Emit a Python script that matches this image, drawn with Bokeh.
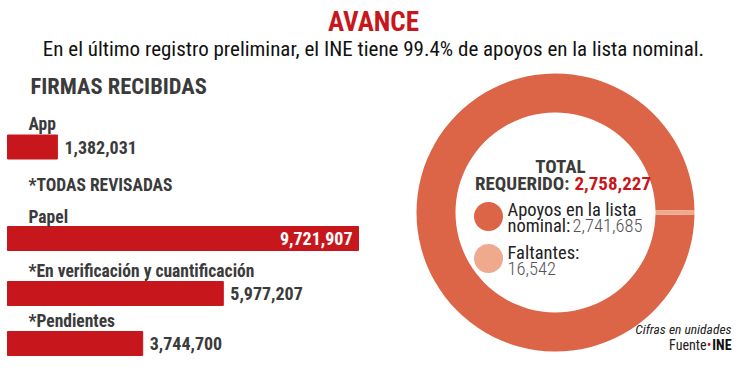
---
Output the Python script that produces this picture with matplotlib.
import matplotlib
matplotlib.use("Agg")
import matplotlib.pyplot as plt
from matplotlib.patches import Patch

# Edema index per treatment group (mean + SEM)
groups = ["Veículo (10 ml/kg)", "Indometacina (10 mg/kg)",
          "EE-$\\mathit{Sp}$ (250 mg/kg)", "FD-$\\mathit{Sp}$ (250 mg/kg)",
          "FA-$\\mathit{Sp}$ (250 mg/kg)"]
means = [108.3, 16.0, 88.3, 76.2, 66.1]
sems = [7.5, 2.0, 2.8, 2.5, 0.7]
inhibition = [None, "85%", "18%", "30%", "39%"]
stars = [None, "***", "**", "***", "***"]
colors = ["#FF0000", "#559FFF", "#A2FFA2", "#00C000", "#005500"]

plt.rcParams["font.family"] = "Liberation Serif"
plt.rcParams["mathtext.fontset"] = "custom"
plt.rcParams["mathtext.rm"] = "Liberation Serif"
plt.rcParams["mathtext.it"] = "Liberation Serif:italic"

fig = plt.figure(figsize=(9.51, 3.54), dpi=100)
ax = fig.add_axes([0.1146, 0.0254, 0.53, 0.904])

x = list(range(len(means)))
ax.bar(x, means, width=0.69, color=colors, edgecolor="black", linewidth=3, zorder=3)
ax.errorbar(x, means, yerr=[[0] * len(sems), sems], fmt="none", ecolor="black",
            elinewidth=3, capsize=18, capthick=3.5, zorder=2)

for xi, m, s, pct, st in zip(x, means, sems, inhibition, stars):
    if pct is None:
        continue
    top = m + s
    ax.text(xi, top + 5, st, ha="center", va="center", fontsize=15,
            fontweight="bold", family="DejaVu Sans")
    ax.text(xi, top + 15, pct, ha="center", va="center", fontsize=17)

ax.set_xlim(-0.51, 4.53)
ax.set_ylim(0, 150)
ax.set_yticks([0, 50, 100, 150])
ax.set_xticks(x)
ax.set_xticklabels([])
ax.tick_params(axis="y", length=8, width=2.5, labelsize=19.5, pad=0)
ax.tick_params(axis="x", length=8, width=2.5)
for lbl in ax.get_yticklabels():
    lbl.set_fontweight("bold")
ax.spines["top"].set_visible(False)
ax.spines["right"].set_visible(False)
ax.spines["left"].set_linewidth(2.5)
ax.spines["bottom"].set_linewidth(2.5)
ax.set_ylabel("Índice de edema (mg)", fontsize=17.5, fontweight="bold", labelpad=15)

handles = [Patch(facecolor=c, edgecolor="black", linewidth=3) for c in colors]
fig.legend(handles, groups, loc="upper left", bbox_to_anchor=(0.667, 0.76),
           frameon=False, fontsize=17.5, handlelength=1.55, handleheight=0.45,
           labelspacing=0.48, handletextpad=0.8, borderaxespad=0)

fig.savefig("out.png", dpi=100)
* * *
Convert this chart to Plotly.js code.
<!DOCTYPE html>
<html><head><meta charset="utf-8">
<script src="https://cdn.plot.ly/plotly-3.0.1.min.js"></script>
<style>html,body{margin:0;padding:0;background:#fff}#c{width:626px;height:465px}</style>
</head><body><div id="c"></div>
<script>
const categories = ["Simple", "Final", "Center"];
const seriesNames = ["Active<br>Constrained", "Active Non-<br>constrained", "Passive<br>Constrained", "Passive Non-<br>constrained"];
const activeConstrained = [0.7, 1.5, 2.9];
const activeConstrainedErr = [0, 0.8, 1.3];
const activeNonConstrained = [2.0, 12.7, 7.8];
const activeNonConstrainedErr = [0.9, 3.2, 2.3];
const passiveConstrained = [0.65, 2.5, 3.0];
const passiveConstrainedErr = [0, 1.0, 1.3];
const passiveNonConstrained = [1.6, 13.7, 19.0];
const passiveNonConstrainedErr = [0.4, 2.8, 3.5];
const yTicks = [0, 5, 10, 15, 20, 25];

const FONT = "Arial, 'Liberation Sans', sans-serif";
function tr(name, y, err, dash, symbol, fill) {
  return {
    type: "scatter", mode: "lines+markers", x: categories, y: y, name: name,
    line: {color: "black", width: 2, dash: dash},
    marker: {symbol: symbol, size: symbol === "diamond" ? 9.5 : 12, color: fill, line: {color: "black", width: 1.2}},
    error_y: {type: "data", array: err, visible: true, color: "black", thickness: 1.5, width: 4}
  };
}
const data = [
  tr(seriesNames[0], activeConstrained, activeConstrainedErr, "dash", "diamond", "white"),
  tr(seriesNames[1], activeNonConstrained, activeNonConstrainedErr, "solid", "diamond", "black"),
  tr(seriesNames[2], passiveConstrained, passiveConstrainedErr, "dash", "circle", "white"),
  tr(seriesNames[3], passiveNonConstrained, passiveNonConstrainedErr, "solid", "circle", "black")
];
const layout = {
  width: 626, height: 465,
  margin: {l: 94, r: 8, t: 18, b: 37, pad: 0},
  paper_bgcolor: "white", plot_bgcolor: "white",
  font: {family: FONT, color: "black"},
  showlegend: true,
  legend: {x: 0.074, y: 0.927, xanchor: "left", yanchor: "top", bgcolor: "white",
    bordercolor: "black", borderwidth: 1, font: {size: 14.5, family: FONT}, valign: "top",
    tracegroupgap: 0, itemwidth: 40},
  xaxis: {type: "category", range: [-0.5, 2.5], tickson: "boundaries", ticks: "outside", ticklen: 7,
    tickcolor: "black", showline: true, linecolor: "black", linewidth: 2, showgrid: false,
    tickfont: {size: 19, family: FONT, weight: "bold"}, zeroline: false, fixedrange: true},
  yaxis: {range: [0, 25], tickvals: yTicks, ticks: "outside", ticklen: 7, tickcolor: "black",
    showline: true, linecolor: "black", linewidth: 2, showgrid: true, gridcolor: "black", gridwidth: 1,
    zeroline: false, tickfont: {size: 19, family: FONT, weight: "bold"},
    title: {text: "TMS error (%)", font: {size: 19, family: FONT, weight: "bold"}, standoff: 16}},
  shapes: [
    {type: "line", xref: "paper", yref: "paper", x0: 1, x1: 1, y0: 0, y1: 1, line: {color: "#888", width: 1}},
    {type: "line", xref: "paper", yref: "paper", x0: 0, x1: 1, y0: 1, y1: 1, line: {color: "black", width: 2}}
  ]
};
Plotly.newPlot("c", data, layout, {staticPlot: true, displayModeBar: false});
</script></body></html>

## Stated problem
Exactly the lines from the line with "Output the Python" to the line with "from matplotlib.patches import Patch", both included, are to be extracted, and no others.

## Task output
Output the Python script that produces this picture with matplotlib.
import matplotlib
matplotlib.use("Agg")
import matplotlib.pyplot as plt
from matplotlib.patches import Patch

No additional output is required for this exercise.